In September 2023, a report by the Public Accounts Committee, Tackling Fraud and Corruption Against Government, stated that,
“in addition to the £10 billion of tax fraud and £6.4 billion of benefit fraud last year … government lost somewhere between £2.5 billion to £28.5 billion from fraud and error, but it does not know exactly where or how”.
It referred to “fraud and error”. The Government have no idea how much of this is due to fraud and how much is due to error; therefore, they are really floundering.
Surely the Government’s logic in terms of fraud detection and prevention through surveillance ought to apply to this £28.5 billion too. If my suggestion were adopted, it would certainly help with fighting fraud.
Of course, the full extent of fraud is not known. A document published on 14 March 2024, Government Counter Fraud Functional Strategy 2024-27, estimates that fraud and error each year is between £33 billion and £59 billion, but, again, the Government are not going after the bank accounts of those who may be benefiting from it. Not only are billions at risk; billions have already been written off. The Department of Health and Social Care’s accounts for 2023 refer to £9.9 billion possibly being written off due to fraud or error.
I apologise; I have two elements to address, as I said earlier, so, if noble Lords will permit me, I will finish what I have to say.

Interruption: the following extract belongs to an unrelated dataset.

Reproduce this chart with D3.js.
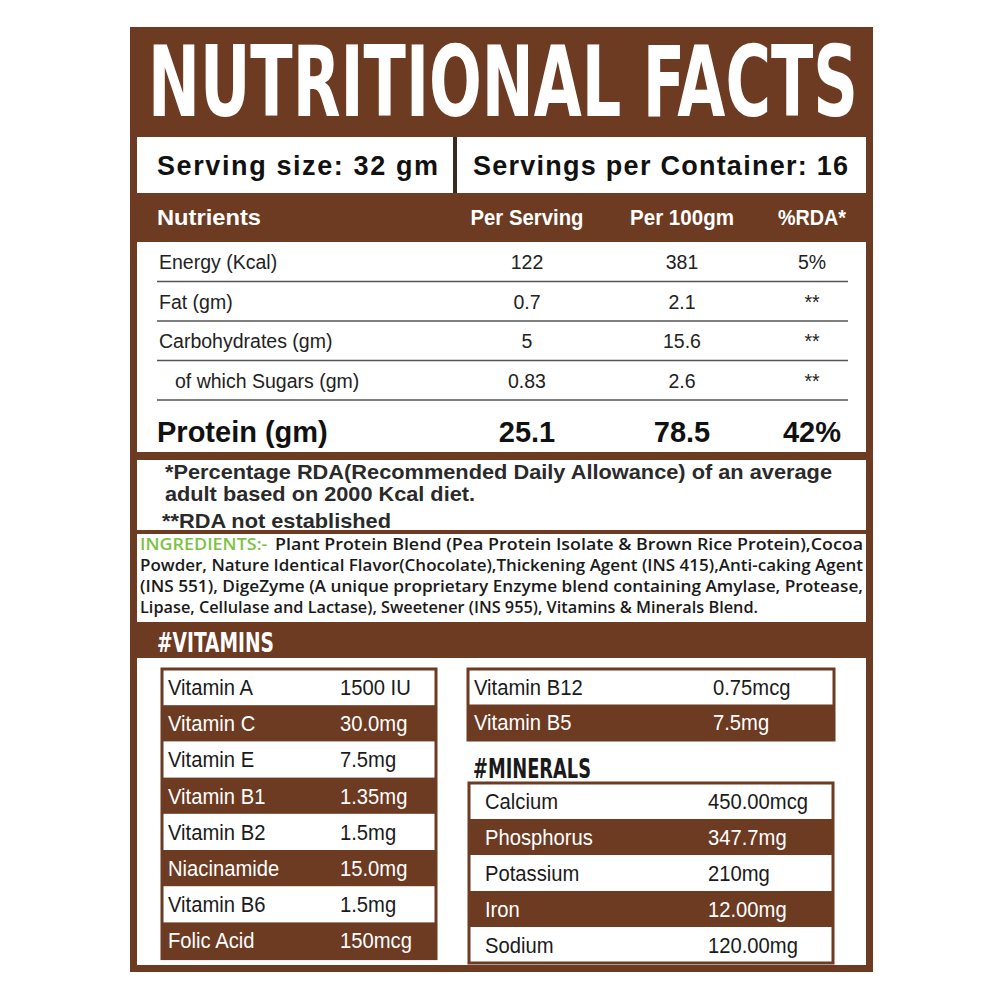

The Government are taking legal action against PPE Medpro, a company controlled by the noble Baroness, Lady Mone, and Mr Doug Barrowman, but no powers have been taken to look at their bank accounts. No powers have been taken to follow the money. Without access to their bank accounts, it is hard to know how exactly the money from these contracts flowed.

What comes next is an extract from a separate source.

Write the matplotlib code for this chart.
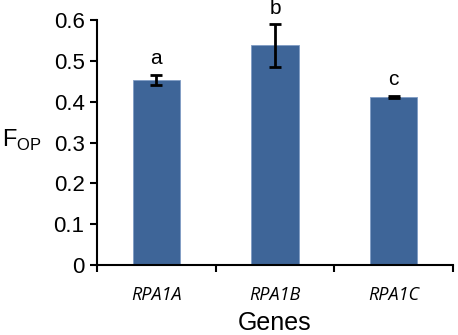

The noble Lord, Lord Agnew, resigned live in this House on 24 January 2022. Why? He said it was because the Government had no fraud strategy. He said:
“Schoolboy errors were made: for example, allowing more than 1,000 companies to receive bounce-back loans which were not even trading when Covid struck”.
He went on,
“three out of the seven main lenders account for 87% of loans paid out to companies already dissolved
”.—[Official Report, 24/1/22; col. 20.]
.
None of this can happen without the involvement of banks, accountants, lawyers, financial services experts, company formation agents, directors and other advisers, so why are the Government not taking on powers to focus on those individuals?
There are also companies that have regularly short-changed the public purs,; for example, by overcharging the NHS for drugs. They, too, are clearly depleting the public purse. UK emergency services were overcharged by £200 million a year for a communications network. No companies faced any surveillance. Energy companies are overcharging, and defence companies have overcharged the Government by millions. Serco and G4S have overcharged the Government for monitoring services. What I am saying is that the bank accounts of any company, individual or organisation receiving public money ought to be given the same monitoring treatment as the Government are proposing for those receiving public money in the form of benefits and pensions.